AFTER peaking at 1,862 points in late April, the FBM KLCI plunged 10% to a six-month low of 1,691 points last Monday. However, the market correction seems to have improved fundamental valuations, which experts say may entice bargain-buying activity over the next few months.
On July 1, Fitch Ratings affirmed Malaysia’s long-term foreign currency Issuer Default Rating (IDR) at “A-” and local currency IDR at “A”, despite previously hinting that a downgrade was likely. This sparked a strong rally in equities on the same day, with the FBM KLCI gaining as much as 2% in intraday trading.
However, as the recent decline and subsequent strong rebound could also indicate greater volatility, investors may be well advised to pick sectors and stocks that are less directly correlated with the broader market. This is because they are largely immune to short-term fluctuations in the market, which is typically driven by sentiment.
In a recent note, Credit Suisse highlighted low-beta sectors as a guidance for making investments. Beta is a measure of the asset’s risk in relation to broader market movements. Low-beta picks, or sectors that are largely uncorrelated with the market, include plantations, industrial, consumer, telecoms and real estate investment trusts (REITs) (see chart).

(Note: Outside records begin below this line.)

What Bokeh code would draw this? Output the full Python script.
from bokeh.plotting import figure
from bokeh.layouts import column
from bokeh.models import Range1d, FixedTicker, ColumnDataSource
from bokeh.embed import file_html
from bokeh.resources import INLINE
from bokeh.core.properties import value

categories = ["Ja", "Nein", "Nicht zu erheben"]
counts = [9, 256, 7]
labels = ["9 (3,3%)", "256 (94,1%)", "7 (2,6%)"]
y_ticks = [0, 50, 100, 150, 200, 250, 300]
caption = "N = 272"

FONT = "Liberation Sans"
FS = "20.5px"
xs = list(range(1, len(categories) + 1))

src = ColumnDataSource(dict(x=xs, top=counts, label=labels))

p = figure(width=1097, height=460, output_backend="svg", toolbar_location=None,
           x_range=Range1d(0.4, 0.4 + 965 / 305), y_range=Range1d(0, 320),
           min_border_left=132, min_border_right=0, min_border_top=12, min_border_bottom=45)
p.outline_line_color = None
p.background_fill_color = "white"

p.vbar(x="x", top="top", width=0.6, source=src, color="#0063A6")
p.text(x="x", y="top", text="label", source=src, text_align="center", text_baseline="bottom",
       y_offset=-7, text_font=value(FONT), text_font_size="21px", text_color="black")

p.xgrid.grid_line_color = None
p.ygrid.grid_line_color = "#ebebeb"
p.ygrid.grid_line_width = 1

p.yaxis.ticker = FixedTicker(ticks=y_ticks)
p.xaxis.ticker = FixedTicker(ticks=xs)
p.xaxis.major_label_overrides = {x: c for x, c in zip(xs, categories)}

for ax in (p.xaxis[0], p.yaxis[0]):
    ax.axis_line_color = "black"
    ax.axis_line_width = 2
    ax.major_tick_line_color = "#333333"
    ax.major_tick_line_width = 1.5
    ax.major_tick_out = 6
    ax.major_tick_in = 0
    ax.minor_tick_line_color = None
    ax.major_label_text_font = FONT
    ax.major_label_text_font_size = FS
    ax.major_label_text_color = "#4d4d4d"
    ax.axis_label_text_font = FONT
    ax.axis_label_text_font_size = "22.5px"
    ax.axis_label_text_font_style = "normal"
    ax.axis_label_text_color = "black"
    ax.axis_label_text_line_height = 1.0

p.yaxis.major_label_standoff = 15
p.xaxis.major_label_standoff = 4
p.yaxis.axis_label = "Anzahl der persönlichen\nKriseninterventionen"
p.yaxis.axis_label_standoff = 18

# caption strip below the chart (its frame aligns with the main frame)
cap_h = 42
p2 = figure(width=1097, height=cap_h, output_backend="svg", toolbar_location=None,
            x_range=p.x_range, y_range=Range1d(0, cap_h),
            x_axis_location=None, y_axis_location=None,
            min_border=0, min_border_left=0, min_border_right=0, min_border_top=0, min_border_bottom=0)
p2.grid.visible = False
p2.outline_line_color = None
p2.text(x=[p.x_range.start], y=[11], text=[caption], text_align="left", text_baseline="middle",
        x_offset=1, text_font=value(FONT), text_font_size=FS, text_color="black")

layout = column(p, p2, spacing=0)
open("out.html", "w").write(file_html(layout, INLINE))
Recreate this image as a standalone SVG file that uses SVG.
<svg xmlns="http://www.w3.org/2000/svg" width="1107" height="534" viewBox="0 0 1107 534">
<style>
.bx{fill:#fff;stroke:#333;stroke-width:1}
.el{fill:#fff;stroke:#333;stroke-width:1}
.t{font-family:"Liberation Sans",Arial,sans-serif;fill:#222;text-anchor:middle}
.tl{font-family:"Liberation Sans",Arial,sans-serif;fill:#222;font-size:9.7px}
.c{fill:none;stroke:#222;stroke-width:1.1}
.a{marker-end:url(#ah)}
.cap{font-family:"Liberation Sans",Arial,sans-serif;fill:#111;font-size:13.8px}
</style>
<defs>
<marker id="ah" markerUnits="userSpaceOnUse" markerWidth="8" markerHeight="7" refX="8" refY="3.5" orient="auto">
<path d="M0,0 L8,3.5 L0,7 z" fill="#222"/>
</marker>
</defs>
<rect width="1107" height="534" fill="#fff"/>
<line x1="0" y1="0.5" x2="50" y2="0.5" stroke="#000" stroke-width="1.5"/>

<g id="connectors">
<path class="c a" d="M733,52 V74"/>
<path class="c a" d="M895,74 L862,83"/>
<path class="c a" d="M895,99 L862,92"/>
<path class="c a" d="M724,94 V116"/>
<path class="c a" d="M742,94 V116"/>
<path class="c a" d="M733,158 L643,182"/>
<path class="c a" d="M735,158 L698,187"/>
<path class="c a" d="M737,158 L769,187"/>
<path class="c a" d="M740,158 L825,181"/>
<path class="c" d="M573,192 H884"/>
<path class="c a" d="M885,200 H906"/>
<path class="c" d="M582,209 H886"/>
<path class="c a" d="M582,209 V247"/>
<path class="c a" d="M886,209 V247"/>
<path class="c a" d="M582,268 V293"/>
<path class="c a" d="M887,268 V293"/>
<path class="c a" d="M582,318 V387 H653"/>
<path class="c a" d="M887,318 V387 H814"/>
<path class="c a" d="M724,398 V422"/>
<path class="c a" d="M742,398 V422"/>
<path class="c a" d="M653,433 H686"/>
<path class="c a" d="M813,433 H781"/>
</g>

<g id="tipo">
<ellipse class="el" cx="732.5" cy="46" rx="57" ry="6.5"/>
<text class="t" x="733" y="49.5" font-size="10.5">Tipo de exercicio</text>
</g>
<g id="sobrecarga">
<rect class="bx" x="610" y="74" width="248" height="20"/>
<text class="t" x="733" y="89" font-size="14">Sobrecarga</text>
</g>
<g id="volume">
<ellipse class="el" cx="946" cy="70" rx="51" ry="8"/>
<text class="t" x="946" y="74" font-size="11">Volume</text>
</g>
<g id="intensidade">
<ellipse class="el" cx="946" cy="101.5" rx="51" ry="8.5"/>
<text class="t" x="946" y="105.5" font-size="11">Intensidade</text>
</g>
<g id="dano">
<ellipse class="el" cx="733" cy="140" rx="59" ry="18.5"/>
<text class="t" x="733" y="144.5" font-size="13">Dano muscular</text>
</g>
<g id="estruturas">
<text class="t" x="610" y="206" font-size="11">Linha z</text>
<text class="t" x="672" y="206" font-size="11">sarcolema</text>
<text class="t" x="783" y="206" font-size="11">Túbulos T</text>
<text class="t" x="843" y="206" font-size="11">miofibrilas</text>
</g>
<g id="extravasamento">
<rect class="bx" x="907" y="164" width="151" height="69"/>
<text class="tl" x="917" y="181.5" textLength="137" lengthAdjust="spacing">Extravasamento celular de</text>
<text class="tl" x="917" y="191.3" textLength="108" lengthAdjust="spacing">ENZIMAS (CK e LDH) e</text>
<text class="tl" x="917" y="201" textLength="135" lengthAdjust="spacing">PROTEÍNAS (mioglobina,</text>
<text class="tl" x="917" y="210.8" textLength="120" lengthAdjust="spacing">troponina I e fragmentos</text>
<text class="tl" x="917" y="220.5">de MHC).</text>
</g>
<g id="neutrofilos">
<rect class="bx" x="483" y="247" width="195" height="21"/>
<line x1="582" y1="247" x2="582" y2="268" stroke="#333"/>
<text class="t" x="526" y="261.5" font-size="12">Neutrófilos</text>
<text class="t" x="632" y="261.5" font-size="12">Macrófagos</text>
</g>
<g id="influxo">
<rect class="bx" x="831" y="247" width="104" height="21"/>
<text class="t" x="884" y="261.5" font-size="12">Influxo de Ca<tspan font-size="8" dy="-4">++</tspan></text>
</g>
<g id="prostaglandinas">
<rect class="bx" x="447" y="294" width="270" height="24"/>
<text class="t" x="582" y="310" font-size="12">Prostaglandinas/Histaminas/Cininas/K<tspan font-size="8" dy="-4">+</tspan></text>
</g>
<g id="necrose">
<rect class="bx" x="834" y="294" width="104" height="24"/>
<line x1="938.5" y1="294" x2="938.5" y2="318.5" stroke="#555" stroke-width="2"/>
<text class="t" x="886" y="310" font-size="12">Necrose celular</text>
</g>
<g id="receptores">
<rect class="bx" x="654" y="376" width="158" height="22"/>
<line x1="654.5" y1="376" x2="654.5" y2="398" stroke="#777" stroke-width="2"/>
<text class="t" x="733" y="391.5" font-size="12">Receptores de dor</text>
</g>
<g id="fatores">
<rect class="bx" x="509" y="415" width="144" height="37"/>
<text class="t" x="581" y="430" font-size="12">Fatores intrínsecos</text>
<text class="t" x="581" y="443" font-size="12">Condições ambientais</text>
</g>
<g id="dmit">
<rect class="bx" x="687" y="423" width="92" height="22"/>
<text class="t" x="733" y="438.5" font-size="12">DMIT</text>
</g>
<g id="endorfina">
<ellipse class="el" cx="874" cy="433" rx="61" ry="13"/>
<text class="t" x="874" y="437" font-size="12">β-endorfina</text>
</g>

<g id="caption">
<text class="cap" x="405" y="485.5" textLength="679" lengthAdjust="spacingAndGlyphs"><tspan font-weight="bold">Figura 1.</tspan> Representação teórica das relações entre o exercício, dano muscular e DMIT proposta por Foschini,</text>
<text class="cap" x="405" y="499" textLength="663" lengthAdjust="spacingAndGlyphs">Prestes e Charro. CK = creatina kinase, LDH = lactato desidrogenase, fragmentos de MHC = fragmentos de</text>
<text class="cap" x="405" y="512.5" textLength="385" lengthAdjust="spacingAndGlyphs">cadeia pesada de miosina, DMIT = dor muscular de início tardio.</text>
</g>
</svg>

Opportunities abound in mid-cap and blue-chip stocks now that prices have normalised, says the head of equities for Malaysia at a foreign investment bank. “Look for high-yield stocks that are above the FBM KLCI’s average. While those with low earnings multiples and consistent dividend commitments are better picks, companies with high capex requirements are set to be under pressure to maintain generous payouts if profits start to dwindle.”
While the FBM KLCI recorded a 6.8% quarter-on-quarter decline in 2Q2015, or one of the worst quarterly performances in years, a few stocks have stood out for their market-beating performance. In a July 2 note, Kenanga Research head Chan Ken Yew says downside risks remain intact going forward, necessitating the need for investors to choose defensive stocks.
“We prefer to look for high-yield stocks. Apart from traditional generous paymasters like REITs and the gaming companies, we also like stocks that are likely to pay final dividends in 3Q15. Berjaya Sports Toto Bhd (fundamental: 1.30; valuation: 2.10) is a good example,” he says.
In terms of capital gains, glovemakers as well as technology and consumer staples are clear standouts (see table). Utility stocks are also largely immune to the market’s decline, thanks to their resilient balance sheet and steady cash flow expectations.
The aforementioned sectors reported average gains of up to 50% over the first six months of the year, outperforming the FBM KLCI’s 2% gain in the same period. In terms of dividend yields and share price gains, top picks include Pharmaniaga Bhd (fundamental: 0.75; valuation: 1.70), Top Glove Bhd (fundamental: 2.50; valuation: 1.70), Malaysian Pacific Industries Bhd (fundamental: 1.80; valuation: 2.0) and YTL Power International Bhd (fundamental: 1.20; valuation: 2.40).
According to MIDF Research, foreign capital outflows from the stock market reached RM8.5 billion in 1H2015, compared with RM6.9 billion for the whole of last year. As at June 26, foreign investors had been net sellers for nine consecutive weeks, the longest stretch in two years.
“The short-term pressure will likely be neutralised as foreign liquidity outflows subside. We are already seeing a strong bullish reversal and would not be surprised to see the market perform even more positively in the weeks to come,” says MIDF Research head Syed Muhammed Kifni.
Amid the negative sentiment and sustained selldown, the FBM KLCI is now priced at more reasonable levels compared with any point over the past two years. According to Bloomberg data, the index carries a forward earnings multiple of 16 times for the full 2015 financial year, which is well within historical averages.
The recent price correction has also ensured that yields remain respectable. The FBM KLCI’s current dividend yield stands at 3.24%, or unchanged on a year-on-year basis despite the worsening investor sentiment now. This is partly explained by the FBM KLCI constituents with fixed dividend commitments this year, as well as the federal government’s push to extract more dividends out of government-linked companies as part of its 2015 budget initiatives.
Moving forward, key concerns remain similar. A weakening ringgit and low commodity prices continue to hang over the Malaysian stock market, which remains the worst performer among Asean bourses.
However, with the FBM KLCI’s valuation having narrowed compared with its regional peers, there is still hope for a reversal of capital back into the stock market.
“We do not rule out a temporary bottom in the market as the recent price decline was steep in nature. We also believe that the decline in foreign shareholding in the FBM KLCI could be tapering off. Trading activity over the past few months points to an oversold condition, so a swift market recovery is still possible,” says Kenanga’s Chan.
This article first appeared in Capital, The Edge Malaysia Weekly, on July 6 - 12, 2015.